Excellent post, thanks!

Hell yeah people need to flag more! In my latest data mine of a full month only 0.097% of actions were flags. That's insane, on Youtube people rate everything as fake and gay :p

Wow.

That is about what I'd expect I guess...

Part of it is how the flag is placed in the page.

And greed obviously, people don't want to lose out on rewards.

You might find my latest 2 articles about the data mining interesting. The second one is the controversial self-voting user list.

This post received a 2.1% upvote from @randowhale thanks to @kyle.anderson! For more information, click here!
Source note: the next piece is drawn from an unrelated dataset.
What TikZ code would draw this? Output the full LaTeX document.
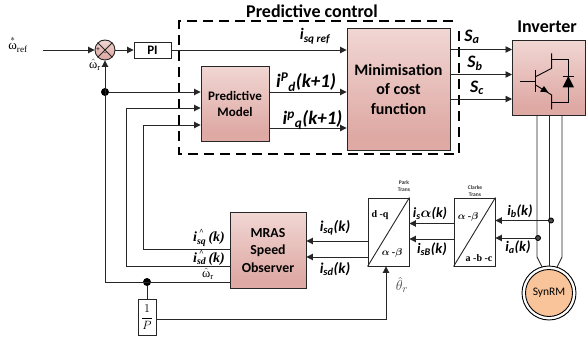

I noticed u self voted @kyle.anderson

Nice post though

I sure did!

Welcome to steem! You should try posting an introduction in the #introduceyourself tag. You will get the attention of much more steemians and help you get a boost into the community. Check out @teamsteem's introduction post how to here:

https://steemit.com/introduceyourself/@teamsteem/how-to-make-the-most-out-of-your-introduction-post

He also has tons of other great posts to help get newbies acquainted with the complexity of steem:

https://steemit.com/almost-famous/@teamsteem/hello-steemit-coinmaketcap-com-introduced-me

https://steemit.com/witness/@teamsteem/what-are-steem-witnesses-and-why-you-should-support-them

https://steemit.com/steem/@teamsteem/the-ultimate-steem-guide

https://steemit.com/steem/@teamsteem/steem-an-in-depth-overview

Thanks. I will make an introduction post. But I feel like my writing skills need to develop more before I make an introduction post. I can only introduce myself once so I want to make it spectacular!

I don't think there is anything wrong with a reintroduction but you take as much time as you want before going through. Your writing skills are perfectly fine for a heartfelt intro!